Culturgest, dia 27, às 21 e 15; São Jorge, dia 29, Às 16 e 30
Rocco, de Thierry Demaizière, Alban Teurlai
A secção Heartbeat visa explorar a relação entre o cinema documental e outras artes, mas por força da produção acaba por se centrar maioritariamente na música. Este Rocco aparece assim como uma ousada carta fora do baralho. Rocco Sigfreddi é um dos mais famosos atores pornográficos da indústria italiana. O filme acompanha Rocco na rodagem do seu derradeiro filme. Mas o que faz, na verdade, mais do que dar a conhecer o homem que está por detrás do falo, é revelar um pouco dos bastidores do cinema pornográfico, desde as relações humanas e profissionais entre atores, à sua vida privada, passando necessariamente pelas ligações com a produção e a realização. Um fascinante documentário sobre um universo particular cheio de códigos e preceitos.

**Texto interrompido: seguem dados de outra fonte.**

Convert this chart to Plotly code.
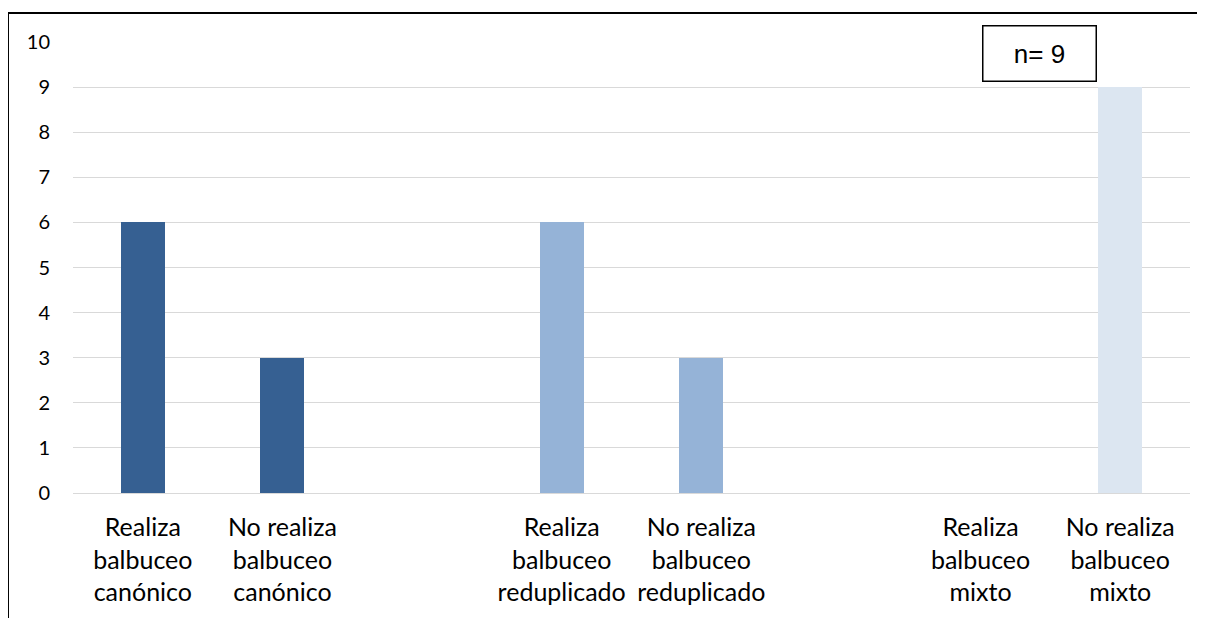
import plotly.graph_objects as go

categories = ["Realiza<br>balbuceo<br>canónico", "No realiza<br>balbuceo<br>canónico", "",
              "Realiza<br>balbuceo<br>reduplicado", "No realiza<br>balbuceo<br>reduplicado", "",
              "Realiza<br>balbuceo<br>mixto", "No realiza<br>balbuceo<br>mixto"]
positions = [0, 1, 3, 4, 6, 7]
values = [6, 3, 6, 3, 0, 9]
colors = ["#366092", "#366092", "#95B3D7", "#95B3D7", "#DCE6F1", "#DCE6F1"]

fig = go.Figure()
fig.add_trace(go.Bar(x=positions, y=values, marker=dict(color=colors, line=dict(width=0)),
                     width=0.315, showlegend=False))

fig.update_layout(
    width=1197, height=610,
    margin=dict(l=65, r=15, t=34, b=125),
    plot_bgcolor="white", paper_bgcolor="white",
    font=dict(family="Lato, Open Sans, sans-serif", color="#000000"),
    xaxis=dict(range=[-0.5, 7.5], tickmode="array", tickvals=list(range(8)), ticktext=categories,
               showgrid=False, zeroline=False, showline=False, ticks="",
               tickfont=dict(size=25, family="Lato, sans-serif"), ticklabelstandoff=17),
    yaxis=dict(range=[0, 10], dtick=1, showgrid=True, gridcolor="#D9D9D9", gridwidth=1,
               zeroline=True, zerolinecolor="#D9D9D9", zerolinewidth=1, showline=False,
               ticks="", ticklabelstandoff=22,
               tickfont=dict(size=20, family="Lato, sans-serif")),
    bargap=0,
)

# Figure border (top and left)
fig.add_shape(type="line", xref="paper", yref="paper", x0=-0.0582, y0=-0.35, x1=-0.0582, y1=1.0643,
              line=dict(color="black", width=2))
fig.add_shape(type="line", xref="paper", yref="paper", x0=-0.0582, y0=1.0643, x1=1.03, y1=1.0643,
              line=dict(color="black", width=2))

fig.add_annotation(xref="paper", yref="paper", x=0.8657, y=0.9734, text="n= 9", showarrow=False,
                   font=dict(family="Arial, Liberation Sans", size=26, color="black"),
                   bordercolor="black", borderwidth=1.5, bgcolor="white", width=112, height=54,
                   borderpad=0, xanchor="center", yanchor="middle")

fig.write_html("out.html")
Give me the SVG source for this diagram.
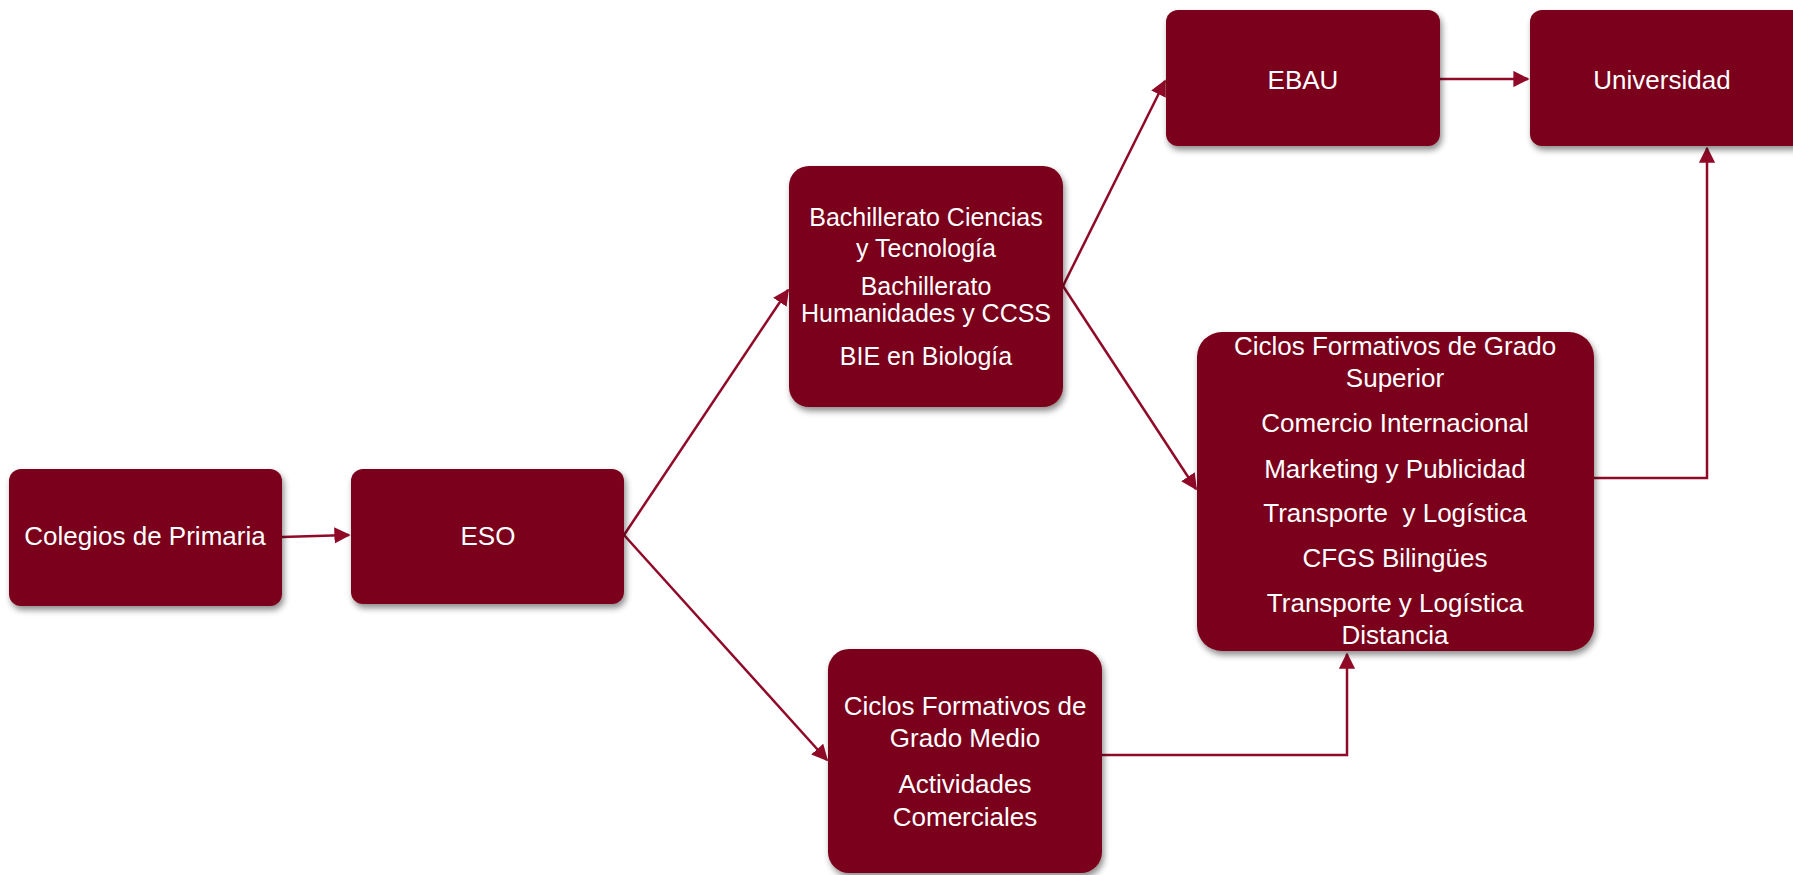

Culturgest, dia 27, às 21.30; São Jorge, dia 29, às 22
Nos Interstícios da Realidade ou o Cinema de António de Macedo, de João Monteiro
Se não valesse por mais nada, o filme de João Monteiro valeria por incluir a derradeira entrevista de Fernando Lopes. Nos Interstícios da Realidade ou o Cinema de António de Macedo conta, em certa medida, uma história alternativa do cinema português que passa, em grande parte, pelos filmes que não foram feitos. António de Macedo foi um vanguardista do cinema português de 70. O seu filme Domingo à Tarde, juntamente com Verdes Anos, de Paulo Rocha, fundou o movimento cinema novo em Portugal. Mas, ao contrário dos seus contemporâneos, quis a sorte ou o destino que a sua carreira fosse curta e incompreendida. Na verdade, a curta longevidade do cinema de António de Macedo é um dos grandes mistérios da história do cinema em Portugal. Este filme ajuda a desvendá-la. Inclui depoimentos de António Cunha Teles, Seixas Santos, António Pedro Vasconcelos, assim como de cineastas de outras gerações, que o reconhecem como referência, os casos de Edgar Pêra e João Salaviza.